DLT experimentation in Indian financial sector
India’s financial ecosystem shows few mainstream DLT applications. Receivables Exchange of India’s Trade Receivables Discounting System (2017) uses blockchain smart contracts to boost MSMEs’ working capital through invoice discounting. In 2022, SEBI and depositories introduced a blockchain-based Security and Covenant Monitoring System to track security creation, asset cover, and covenant compliance for non-convertible securities throughout their lifecycle.

In November 2022, RBI piloted India’s wholesale CBDC (e₹-W) for settlement of inter-bank government securities transactions, later expanding to call money and tokenised issuance and settlement of certificate of deposits. It enables central bank money settlement, improving inter‑bank market efficiency, reducing costs, removing collateral needs, and harnessing programmability and smart contracts.

Harnessing Innovation
Shift to Central Bank Money settlement model: In the securities market, clearing corporations (CCPs) like NCL and ICCL process settlement of funds through empaneled commercial banks acting as clearing banks. The commercial bank money settlement model was adopted almost three decades ago to expeditiously enable electronic fund settlement at a time when India’s electronic payment infrastructure was underdeveloped and not ready for CeBM.

CCPs face heightened credit, liquidity and concentration risks as a few large clearing banks handle cash flows and collateral, besides processing inefficiencies. Since these banks also provide safekeeping and custodial services to multiple CCPs and intermediaries, the concentration and interdependencies pose systemic risks. Any operational, liquidity, or financial disruption at these banks could trigger market‑wide instability. Apart from the IOSCO Principles for Financial Market Infrastructures stipulation on CeBM, recommended actions from the IMF’s 2013 India - Financial Sector Assessment Report, advising replacement of commercial bank money model with CeBM, remain unimplemented. Transitioning securities market fund settlements to RBI’s wholesale CBDC would mitigate unaddressed systemic risks while aligning with global standards.

International settlement of Indian G-Secs through ICSDs like Euroclear is a long-discussed initiative to attract foreign investment and enhance liquidity. Despite inclusion of G-Secs in some global bond indices, operational complexities of onshore settlement deter investors, limiting expansion of the global investor base in Indian debt. RBI can explore multi-currency CBDC payments with other central banks to enable cross-border settlement of Indian debt using e‑W. It will ease the operational burden of clearing and settlement of investments made by foreign institutional investors. Likewise, fine-tuned capital control norms allowing cross-currency trading and settlement between GIFT platforms and mainland exchanges, anchored on e‑W, would significantly advance internationalisation.
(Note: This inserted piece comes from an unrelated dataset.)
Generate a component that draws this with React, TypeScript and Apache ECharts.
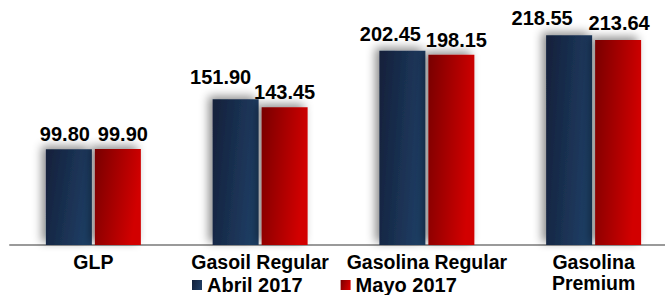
import React, { useEffect, useRef } from "react";
import * as echarts from "echarts";

const categories = ["GLP", "Gasoil Regular", "Gasolina Regular", "Gasolina\nPremium"];
const abril2017 = [99.8, 151.9, 202.45, 218.55];
const mayo2017 = [99.9, 143.45, 198.15, 213.64];
const seriesNames = ["Abril 2017", "Mayo 2017"];
const abrilLabelOffsets = [[-4, 0], [-15, -7], [-12, -2], [-27, -2]];
const mayoLabelOffsets = [[5, 0], [0, 0], [5, 0], [1, -2]];

const FONT = "'Liberation Sans', Arial, sans-serif";

export default function App() {
  const ref = useRef<HTMLDivElement>(null);
  useEffect(() => {
    if (!ref.current) return;
    const chart = echarts.init(ref.current, undefined, { renderer: "svg" });
    const blue = new echarts.graphic.LinearGradient(0, 0, 1, 0.3, [
      { offset: 0, color: "#12203a" },
      { offset: 1, color: "#1f3c62" },
    ]);
    const red = new echarts.graphic.LinearGradient(0, 0, 1, 0.3, [
      { offset: 0, color: "#780000" },
      { offset: 1, color: "#d20000" },
    ]);
    const labelBase = {
      show: true,
      position: "top" as const,
      distance: 5,
      fontFamily: FONT,
      fontWeight: "bold" as const,
      fontSize: 20,
      color: "#000",
      formatter: (p: any) => Number(p.value).toFixed(2),
    };
    const shadow = {
      shadowBlur: 10,
      shadowColor: "rgba(0,0,0,0.45)",
      shadowOffsetX: -4,
      shadowOffsetY: -3,
    };
    chart.setOption({
      animation: false,
      backgroundColor: "#fff",
      grid: {
        left: 10,
        top: 5,
        width: 667,
        height: 240,
        containLabel: false,
        outerBoundsMode: "none",
      },
      legend: {
        left: 192,
        top: 275,
        padding: 0,
        itemWidth: 10,
        itemHeight: 10,
        itemGap: 38,
        icon: "rect",
        textStyle: { fontFamily: FONT, fontWeight: "bold", fontSize: 20, color: "#000" },
        data: seriesNames,
      },
      xAxis: {
        type: "category",
        data: categories,
        axisLine: { show: true, lineStyle: { color: "#9a9a9a", width: 2 } },
        axisTick: { show: false },
        axisLabel: {
          margin: 6,
          interval: 0,
          fontFamily: FONT,
          fontWeight: "bold",
          fontSize: 19.5,
          lineHeight: 21,
          color: "#000",
        },
      },
      yAxis: {
        type: "value",
        min: 0,
        max: 250,
        show: false,
        splitLine: { show: false },
      },
      series: [
        {
          name: seriesNames[0],
          type: "bar",
          barWidth: 46,
          barGap: "6.5%",
          itemStyle: { color: blue, ...shadow },
          data: abril2017.map((v, i) => ({
            value: v,
            label: { ...labelBase, offset: abrilLabelOffsets[i] },
          })),
          label: labelBase,
        },
        {
          name: seriesNames[1],
          type: "bar",
          barWidth: 46,
          barGap: "6.5%",
          itemStyle: { color: red, ...shadow },
          data: mayo2017.map((v, i) => ({
            value: v,
            label: { ...labelBase, offset: mayoLabelOffsets[i] },
          })),
          label: labelBase,
        },
      ],
    });
    return () => chart.dispose();
  }, []);
  return (
    <div
      ref={ref}
      style={{ position: "fixed", left: 0, top: 0, width: 665, height: 295 }}
    />
  );
}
Much of the operational platforms of MIIs was built during the automation wave of the late 1990s and early 2000s. Except for the newer payment infrastructure of the NPCI and modernised platforms of exchanges like NSE, BSE and MCX, the bulk of operators remain under the burden of legacy systems. These include the Public Debt Office and the Clearing Corporation of India in wholesale markets regulated by RBI, as well as depositories like NSDL and CDSL, and CCPs like NSE Clearing and ICCL under SEBI. Despite capacity scaling and upgrades, nearly 3-decade-old IT systems remain fragile, struggling to adapt to frequent business and regulatory changes or rising processing demands. To mitigate their vulnerability to technical glitches and disruption to critical services in an interconnected financial market system, tokenisation-based platform innovation can significantly bolster the operational resilience.
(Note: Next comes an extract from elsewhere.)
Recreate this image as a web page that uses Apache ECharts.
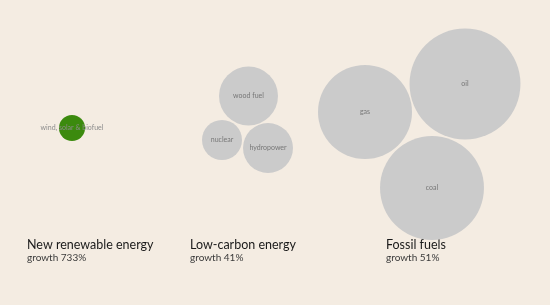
<!DOCTYPE html>
<html><head><meta charset="utf-8">
<script src="https://cdn.jsdelivr.net/npm/echarts@6/dist/echarts.min.js"></script>
<style>html,body{margin:0;padding:0;background:#f4ece2;}#c{width:550px;height:305px;}</style>
</head><body><div id="c"></div>
<script>
// Data
const names = ['wind, solar & biofuel','wood fuel','nuclear','hydropower','gas','oil','coal'];
const groups = ['new','low','low','low','fossil','fossil','fossil'];
const sizes = [6.8, 34.8, 16, 25, 88.4, 123, 108];   // relative energy volume (area)
const posX = [72, 248.5, 222, 268, 365, 465, 432];   // layout position (data units)
const posY = [128, 96, 140, 148, 112, 84, 188];
const groupTitles = ['New renewable energy','Low-carbon energy','Fossil fuels'];
const groupGrowth = ['growth 733%','growth 41%','growth 51%'];

const chart = echarts.init(document.getElementById('c'));
const data = names.map((n,i)=>({name:n, value:[posX[i], posY[i], sizes[i]],
  itemStyle:{color: groups[i]==='new' ? '#3b8a0e' : '#cbcbcb', opacity:1},
  label:{color: groups[i]==='new' ? '#8c8c8c' : '#777'}}));
const titleX = [27, 190, 386];
const graphics = [];
groupTitles.forEach((t,i)=>{
  graphics.push({type:'text', left:titleX[i], top:238, style:{text:t, font:'12.5px Lato', fill:'#1a1a1a'}});
  graphics.push({type:'text', left:titleX[i], top:253, style:{text:groupGrowth[i], font:'10px Lato', fill:'#3a3a3a'}});
});
chart.setOption({
  backgroundColor:'#f4ece2',
  animation:false,
  grid:{left:0,right:0,top:0,bottom:0},
  xAxis:{type:'value',min:0,max:550,show:false},
  yAxis:{type:'value',min:0,max:305,inverse:true,show:false},
  series:[{type:'scatter', data:data,
    symbolSize:(v)=>Math.sqrt(v[2])*10,
    itemStyle:{opacity:1},
    label:{show:true, formatter:'{b}', position:'inside', fontSize:7, color:'#777',
      fontFamily:'Lato', textBorderWidth:0, textBorderColor:'transparent'},
    labelLayout:{hideOverlap:false},
    emphasis:{disabled:true}
  }],
  graphic:graphics
});
</script></body></html>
The rapid growth of private asset markets—spanning equity, credit, real estate, infrastructure, venture capital and alternatives—makes them prime candidates for tokenisation. Given their complex interlinkages to financial markets across buyouts, acquisitions, co-investments, leveraged loans, IPOs, and secondary market transactions, a DLT-based integrated platform can boost standardisation, liquidity and processing efficiency.

Way Ahead
A tokenisation platform construct requires fine blueprinting, trials, and evaluation of market structures, operating models, and recalibrated roles of market communities and regulators. It must determine whether tokenised assets operate on exclusive market platforms or co-exist with traditional assets on existing ones.

Besides inter-regulatory coordination across the innovation lifecycle, the industry progress critically depends on fulfilling foundational requisites for adoption:

·         Legal framework: ensuring recognition of tokenised assets, investors’ rights to underlying assets, issuance, trading, settlement, and custody.

·         Operating model: Market structure, platform models (books and records, digital twin, or digital native), clearing optionality, atomic settlement, central bank money settlement through CBDC.

·         Interoperable platforms: Tokenised assets be transferred across different DLT platforms using compatible data structures, messaging standards and smart contract standards.